From that southeastern frontier, the Maya sought to drive out the Spanish in the short-lived 1761 Quisteil uprising. The criollos resorted to the usual stereotypes by calling the rebels drunkards and savages. Later, the same eastern jungles became home to the cruzo’ob (rebel) state, a product of the Caste War of 1847. Independent Mexico, too feeble and too preoccupied with an aggressive United States, chose to recognize this autonomous Maya state as a república indígena. This throwback to colonial days was amply supplied with arms by British Belize and ably led by a powerful cacique class. But Maya in the northeastern quarter of Yucatán, where the criollos were stronger and the caciques weaker, did not have such luck. Through legal and extralegal means, their vacant lands, actually milpas lying fallow, fell into the hands of the liberal state and eventually to political favorites and soldiers. Even as some Maya turned themselves into yeoman farmers at the behest of short-sighted liberal policies, they often became indebted and consequently were forced to sell their holdings to neighboring landowners.

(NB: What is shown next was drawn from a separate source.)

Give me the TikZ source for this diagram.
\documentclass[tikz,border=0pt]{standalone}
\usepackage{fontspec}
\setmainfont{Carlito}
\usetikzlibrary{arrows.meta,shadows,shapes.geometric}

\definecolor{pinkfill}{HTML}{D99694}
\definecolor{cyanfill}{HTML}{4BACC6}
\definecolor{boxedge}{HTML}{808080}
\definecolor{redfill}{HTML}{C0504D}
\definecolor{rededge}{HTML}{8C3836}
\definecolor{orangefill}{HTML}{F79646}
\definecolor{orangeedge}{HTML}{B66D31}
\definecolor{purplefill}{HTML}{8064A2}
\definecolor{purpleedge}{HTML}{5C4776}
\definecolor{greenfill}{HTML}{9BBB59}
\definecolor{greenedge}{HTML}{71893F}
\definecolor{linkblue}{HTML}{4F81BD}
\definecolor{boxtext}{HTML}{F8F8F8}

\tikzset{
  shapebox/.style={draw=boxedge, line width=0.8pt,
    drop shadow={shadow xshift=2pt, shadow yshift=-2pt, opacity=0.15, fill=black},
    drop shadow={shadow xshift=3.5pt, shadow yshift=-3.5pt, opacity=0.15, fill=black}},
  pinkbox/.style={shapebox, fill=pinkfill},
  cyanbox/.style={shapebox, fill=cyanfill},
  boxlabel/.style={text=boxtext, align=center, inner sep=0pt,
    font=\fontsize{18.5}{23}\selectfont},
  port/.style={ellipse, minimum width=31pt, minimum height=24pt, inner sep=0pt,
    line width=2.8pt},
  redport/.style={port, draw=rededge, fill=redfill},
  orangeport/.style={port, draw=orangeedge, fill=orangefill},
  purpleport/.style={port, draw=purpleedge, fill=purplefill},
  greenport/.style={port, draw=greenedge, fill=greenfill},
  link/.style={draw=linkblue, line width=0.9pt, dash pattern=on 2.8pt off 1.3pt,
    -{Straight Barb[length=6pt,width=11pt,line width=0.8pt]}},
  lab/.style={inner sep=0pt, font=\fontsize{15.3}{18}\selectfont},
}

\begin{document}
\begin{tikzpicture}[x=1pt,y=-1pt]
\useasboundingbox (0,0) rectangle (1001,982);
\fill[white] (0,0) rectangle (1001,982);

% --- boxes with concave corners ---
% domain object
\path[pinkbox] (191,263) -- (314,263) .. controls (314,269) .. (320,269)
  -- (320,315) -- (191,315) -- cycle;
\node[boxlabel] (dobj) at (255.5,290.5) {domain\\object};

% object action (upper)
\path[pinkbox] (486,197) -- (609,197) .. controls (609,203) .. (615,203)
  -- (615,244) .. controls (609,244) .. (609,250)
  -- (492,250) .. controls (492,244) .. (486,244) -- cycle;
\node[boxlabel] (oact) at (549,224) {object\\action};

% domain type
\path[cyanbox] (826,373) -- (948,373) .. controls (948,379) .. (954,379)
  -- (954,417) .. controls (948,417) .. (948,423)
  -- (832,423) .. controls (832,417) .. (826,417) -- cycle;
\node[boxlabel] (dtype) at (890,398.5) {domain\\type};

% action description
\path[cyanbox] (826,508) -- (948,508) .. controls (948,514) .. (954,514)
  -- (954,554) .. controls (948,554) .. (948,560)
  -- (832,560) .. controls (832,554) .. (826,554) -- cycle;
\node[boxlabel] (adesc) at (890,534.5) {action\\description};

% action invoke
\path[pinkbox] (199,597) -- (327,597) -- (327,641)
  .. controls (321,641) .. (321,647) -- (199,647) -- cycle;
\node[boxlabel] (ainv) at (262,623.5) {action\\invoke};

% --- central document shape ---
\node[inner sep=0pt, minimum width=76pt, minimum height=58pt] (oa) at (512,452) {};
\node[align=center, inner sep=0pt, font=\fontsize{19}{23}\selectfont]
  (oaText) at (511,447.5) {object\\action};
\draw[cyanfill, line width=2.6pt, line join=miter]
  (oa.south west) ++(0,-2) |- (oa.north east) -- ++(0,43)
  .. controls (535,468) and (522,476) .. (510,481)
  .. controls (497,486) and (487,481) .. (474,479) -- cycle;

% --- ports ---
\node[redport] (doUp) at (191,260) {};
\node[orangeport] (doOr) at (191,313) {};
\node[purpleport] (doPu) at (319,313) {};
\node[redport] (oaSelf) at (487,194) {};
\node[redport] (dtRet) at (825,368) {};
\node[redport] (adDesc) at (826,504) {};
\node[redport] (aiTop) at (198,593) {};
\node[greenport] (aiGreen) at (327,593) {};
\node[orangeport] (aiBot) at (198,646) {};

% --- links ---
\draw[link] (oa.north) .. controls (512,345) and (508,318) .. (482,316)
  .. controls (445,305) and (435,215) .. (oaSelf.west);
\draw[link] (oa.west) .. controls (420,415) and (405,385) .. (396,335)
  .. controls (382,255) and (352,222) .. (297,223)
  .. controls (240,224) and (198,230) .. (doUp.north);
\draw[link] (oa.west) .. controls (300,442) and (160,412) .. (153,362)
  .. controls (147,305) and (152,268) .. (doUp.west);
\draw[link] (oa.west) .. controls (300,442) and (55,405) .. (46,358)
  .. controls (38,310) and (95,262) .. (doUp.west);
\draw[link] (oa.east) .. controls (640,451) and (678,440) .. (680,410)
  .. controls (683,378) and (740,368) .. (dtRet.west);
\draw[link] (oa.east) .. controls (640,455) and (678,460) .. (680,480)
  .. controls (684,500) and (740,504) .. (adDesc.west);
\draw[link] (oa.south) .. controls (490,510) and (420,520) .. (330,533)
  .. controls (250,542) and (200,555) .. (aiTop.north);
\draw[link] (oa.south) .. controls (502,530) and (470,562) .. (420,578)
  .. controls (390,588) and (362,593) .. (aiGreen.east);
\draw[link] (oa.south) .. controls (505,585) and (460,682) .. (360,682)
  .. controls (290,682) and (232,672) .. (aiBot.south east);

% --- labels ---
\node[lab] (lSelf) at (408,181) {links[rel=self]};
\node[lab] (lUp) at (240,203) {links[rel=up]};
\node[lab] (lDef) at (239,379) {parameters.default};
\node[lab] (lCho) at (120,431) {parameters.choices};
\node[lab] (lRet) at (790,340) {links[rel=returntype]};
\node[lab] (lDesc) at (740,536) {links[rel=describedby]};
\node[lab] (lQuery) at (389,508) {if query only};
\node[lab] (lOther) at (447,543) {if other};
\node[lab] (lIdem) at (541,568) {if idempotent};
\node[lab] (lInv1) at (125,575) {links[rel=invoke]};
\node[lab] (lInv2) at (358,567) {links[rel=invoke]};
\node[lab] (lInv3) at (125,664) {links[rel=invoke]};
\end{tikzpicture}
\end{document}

A dwindling communal base turned the Maya into permanent hacienda workers, especially as henequen became king. By the end of the nineteenth century, the Maya were no longer cultivating their milpas but instead buying their essentials from the hacienda store (tienda de raya). The Porfirista army occupied the cruzo’ob state and made it virtually one big prison. Finally, the Revolution of 1910 supposedly ended the most blatant oppression while placing the Maya on the collective ejido under state tutelage. Regardless of the changing political and economic circumstances, the Maya retained their own identity and distinctiveness through language, tradition, and a fairly resilient leadership structure.

This work should be valued primarily for its synthesis of the historical account and its recognition of variation, both in the region and in the Maya’s responses. And its 80 pages of documents might spark the curiosity of the specialist.